--- Source data ---

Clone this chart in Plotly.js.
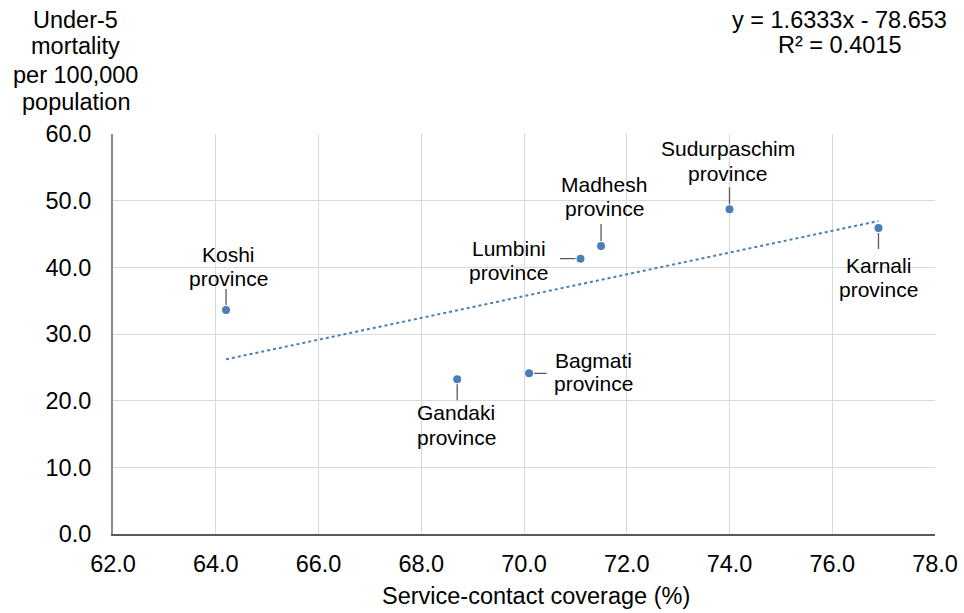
<!DOCTYPE html>
<html>
<head>
<meta charset="utf-8">
<script src="https://cdn.plot.ly/plotly-3.0.1.min.js"></script>
<style>html,body{margin:0;padding:0;background:#fff;}#chart{width:964px;height:613px;}</style>
</head>
<body>
<div id="chart"></div>
<script>
// Data
const provinces = ["Koshi province", "Gandaki province", "Bagmati province", "Lumbini province", "Madhesh province", "Sudurpaschim province", "Karnali province"];
const coverage = [64.2, 68.7, 70.1, 71.1, 71.5, 74.0, 76.9];
const mortality = [33.6, 23.2, 24.1, 41.3, 43.2, 48.7, 45.9];
const slope = 1.6333;
const intercept = -78.653;
const rSquared = 0.4015;
const xTicks = [62, 64, 66, 68, 70, 72, 74, 76, 78];
const yTicks = [0, 10, 20, 30, 40, 50, 60];
const yTitleLines = ["Under-5", "mortality", "per 100,000", "population"];
const xTitle = "Service-contact coverage (%)";

// Label placement (pixel offsets, styling only): [textDx, line1Dy, line2Dy, leaderAx, leaderAy]
const labelPlacement = {
  "Koshi province":        [2.5, -56, -32,   0, -22],
  "Gandaki province":      [-1,   33,  58,   0,  22],
  "Bagmati province":      [64,  -13,  10,  18,   0],
  "Lumbini province":      [-72, -10,  14, -21,   0],
  "Madhesh province":      [3,   -62, -38,   0, -23],
  "Sudurpaschim province": [-2,  -61, -36,   0, -23],
  "Karnali province":      [0,    37,  61,   0,  22]
};

const xMin = Math.min(...coverage), xMax = Math.max(...coverage);
const trendX = [xMin, xMax];
const trendY = trendX.map(x => slope * x + intercept);

const blue = '#4a7ebb';
const fam = 'Liberation Sans, Arial, sans-serif';
const labelFont = {family: fam, size: 21, color: '#000'};
const bigFont = {family: fam, size: 23.5, color: '#000'};

const traces = [
  {x: trendX, y: trendY, mode: 'lines', type: 'scatter',
   line: {color: blue, width: 2, dash: 'dot'}, hoverinfo: 'skip', showlegend: false},
  {x: coverage, y: mortality, mode: 'markers', type: 'scatter', text: provinces,
   marker: {color: blue, size: 8}, showlegend: false}
];

const annotations = [];
provinces.forEach((p, i) => {
  const [dx, d1, d2, ax, ay] = labelPlacement[p];
  const parts = p.split(' ');
  annotations.push({x: coverage[i], y: mortality[i], xref: 'x', yref: 'y', text: parts[0],
    showarrow: false, xshift: dx, yshift: -d1, font: labelFont, xanchor: 'center', yanchor: 'middle'});
  annotations.push({x: coverage[i], y: mortality[i], xref: 'x', yref: 'y', text: parts[1],
    showarrow: false, xshift: dx, yshift: -d2, font: labelFont, xanchor: 'center', yanchor: 'middle'});
  annotations.push({x: coverage[i], y: mortality[i], xref: 'x', yref: 'y', text: ' ',
    showarrow: true, arrowhead: 0, arrowwidth: 1.3, arrowcolor: '#595959',
    ax: ax, ay: ay, standoff: 5, font: {family: fam, size: 1}, borderpad: 0});
});

const yTitleShifts = [-19.5, -45.5, -75, -102];
yTitleLines.forEach((t, i) => {
  annotations.push({xref: 'paper', yref: 'paper', x: -0.0455, y: 1.0, yanchor: 'middle',
    yshift: 134 + yTitleShifts[i], xanchor: 'center', text: t, showarrow: false, font: bigFont});
});
const eqLines = ['y = ' + slope.toFixed(4) + 'x - ' + Math.abs(intercept).toFixed(3),
                 'R² = ' + rSquared.toFixed(4)];
const eqShifts = [-19.5, -45];
eqLines.forEach((t, i) => {
  annotations.push({xref: 'paper', yref: 'paper', x: 0.8844, y: 1.0, yanchor: 'middle',
    yshift: 134 + eqShifts[i], xanchor: 'center', text: t, showarrow: false, font: bigFont});
});
annotations.push({xref: 'paper', yref: 'paper', x: 0.5146, y: 0, yanchor: 'middle', yshift: -62,
  xanchor: 'center', text: xTitle, showarrow: false, font: bigFont});

const layout = {
  width: 964, height: 613,
  margin: {l: 113, r: 29, t: 134, b: 79},
  paper_bgcolor: '#fff', plot_bgcolor: '#fff',
  font: bigFont,
  xaxis: {range: [62, 78], tickvals: xTicks, ticktext: xTicks.map(v => v.toFixed(1)),
          showgrid: true, gridcolor: '#d9d9d9', gridwidth: 1,
          showline: true, linecolor: '#595959', linewidth: 1.5,
          zeroline: false, ticks: '', ticklabelstandoff: 8, tickfont: bigFont},
  yaxis: {range: [0, 60], tickvals: yTicks, ticktext: yTicks.map(v => v.toFixed(1)),
          showgrid: true, gridcolor: '#d9d9d9', gridwidth: 1,
          showline: true, linecolor: '#8c8c8c', linewidth: 2,
          zeroline: false, ticks: '', ticklabelstandoff: 15, tickfont: bigFont},
  annotations: annotations,
  showlegend: false
};

Plotly.newPlot('chart', traces, layout, {displayModeBar: false, staticPlot: true});
</script>
</body>
</html>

---

▶ [Exercise brief] Repeat the data in full and exactly. Omit pictures.

▶ [Written response]
Clone this chart in Plotly.js.
<!DOCTYPE html>
<html>
<head>
<meta charset="utf-8">
<script src="https://cdn.plot.ly/plotly-3.0.1.min.js"></script>
<style>html,body{margin:0;padding:0;background:#fff;}#chart{width:964px;height:613px;}</style>
</head>
<body>
<div id="chart"></div>
<script>
// Data
const provinces = ["Koshi province", "Gandaki province", "Bagmati province", "Lumbini province", "Madhesh province", "Sudurpaschim province", "Karnali province"];
const coverage = [64.2, 68.7, 70.1, 71.1, 71.5, 74.0, 76.9];
const mortality = [33.6, 23.2, 24.1, 41.3, 43.2, 48.7, 45.9];
const slope = 1.6333;
const intercept = -78.653;
const rSquared = 0.4015;
const xTicks = [62, 64, 66, 68, 70, 72, 74, 76, 78];
const yTicks = [0, 10, 20, 30, 40, 50, 60];
const yTitleLines = ["Under-5", "mortality", "per 100,000", "population"];
const xTitle = "Service-contact coverage (%)";

// Label placement (pixel offsets, styling only): [textDx, line1Dy, line2Dy, leaderAx, leaderAy]
const labelPlacement = {
  "Koshi province":        [2.5, -56, -32,   0, -22],
  "Gandaki province":      [-1,   33,  58,   0,  22],
  "Bagmati province":      [64,  -13,  10,  18,   0],
  "Lumbini province":      [-72, -10,  14, -21,   0],
  "Madhesh province":      [3,   -62, -38,   0, -23],
  "Sudurpaschim province": [-2,  -61, -36,   0, -23],
  "Karnali province":      [0,    37,  61,   0,  22]
};

const xMin = Math.min(...coverage), xMax = Math.max(...coverage);
const trendX = [xMin, xMax];
const trendY = trendX.map(x => slope * x + intercept);

const blue = '#4a7ebb';
const fam = 'Liberation Sans, Arial, sans-serif';
const labelFont = {family: fam, size: 21, color: '#000'};
const bigFont = {family: fam, size: 23.5, color: '#000'};

const traces = [
  {x: trendX, y: trendY, mode: 'lines', type: 'scatter',
   line: {color: blue, width: 2, dash: 'dot'}, hoverinfo: 'skip', showlegend: false},
  {x: coverage, y: mortality, mode: 'markers', type: 'scatter', text: provinces,
   marker: {color: blue, size: 8}, showlegend: false}
];

const annotations = [];
provinces.forEach((p, i) => {
  const [dx, d1, d2, ax, ay] = labelPlacement[p];
  const parts = p.split(' ');
  annotations.push({x: coverage[i], y: mortality[i], xref: 'x', yref: 'y', text: parts[0],
    showarrow: false, xshift: dx, yshift: -d1, font: labelFont, xanchor: 'center', yanchor: 'middle'});
  annotations.push({x: coverage[i], y: mortality[i], xref: 'x', yref: 'y', text: parts[1],
    showarrow: false, xshift: dx, yshift: -d2, font: labelFont, xanchor: 'center', yanchor: 'middle'});
  annotations.push({x: coverage[i], y: mortality[i], xref: 'x', yref: 'y', text: ' ',
    showarrow: true, arrowhead: 0, arrowwidth: 1.3, arrowcolor: '#595959',
    ax: ax, ay: ay, standoff: 5, font: {family: fam, size: 1}, borderpad: 0});
});

const yTitleShifts = [-19.5, -45.5, -75, -102];
yTitleLines.forEach((t, i) => {
  annotations.push({xref: 'paper', yref: 'paper', x: -0.0455, y: 1.0, yanchor: 'middle',
    yshift: 134 + yTitleShifts[i], xanchor: 'center', text: t, showarrow: false, font: bigFont});
});
const eqLines = ['y = ' + slope.toFixed(4) + 'x - ' + Math.abs(intercept).toFixed(3),
                 'R² = ' + rSquared.toFixed(4)];
const eqShifts = [-19.5, -45];
eqLines.forEach((t, i) => {
  annotations.push({xref: 'paper', yref: 'paper', x: 0.8844, y: 1.0, yanchor: 'middle',
    yshift: 134 + eqShifts[i], xanchor: 'center', text: t, showarrow: false, font: bigFont});
});
annotations.push({xref: 'paper', yref: 'paper', x: 0.5146, y: 0, yanchor: 'middle', yshift: -62,
  xanchor: 'center', text: xTitle, showarrow: false, font: bigFont});

const layout = {
  width: 964, height: 613,
  margin: {l: 113, r: 29, t: 134, b: 79},
  paper_bgcolor: '#fff', plot_bgcolor: '#fff',
  font: bigFont,
  xaxis: {range: [62, 78], tickvals: xTicks, ticktext: xTicks.map(v => v.toFixed(1)),
          showgrid: true, gridcolor: '#d9d9d9', gridwidth: 1,
          showline: true, linecolor: '#595959', linewidth: 1.5,
          zeroline: false, ticks: '', ticklabelstandoff: 8, tickfont: bigFont},
  yaxis: {range: [0, 60], tickvals: yTicks, ticktext: yTicks.map(v => v.toFixed(1)),
          showgrid: true, gridcolor: '#d9d9d9', gridwidth: 1,
          showline: true, linecolor: '#8c8c8c', linewidth: 2,
          zeroline: false, ticks: '', ticklabelstandoff: 15, tickfont: bigFont},
  annotations: annotations,
  showlegend: false
};

Plotly.newPlot('chart', traces, layout, {displayModeBar: false, staticPlot: true});
</script>
</body>
</html>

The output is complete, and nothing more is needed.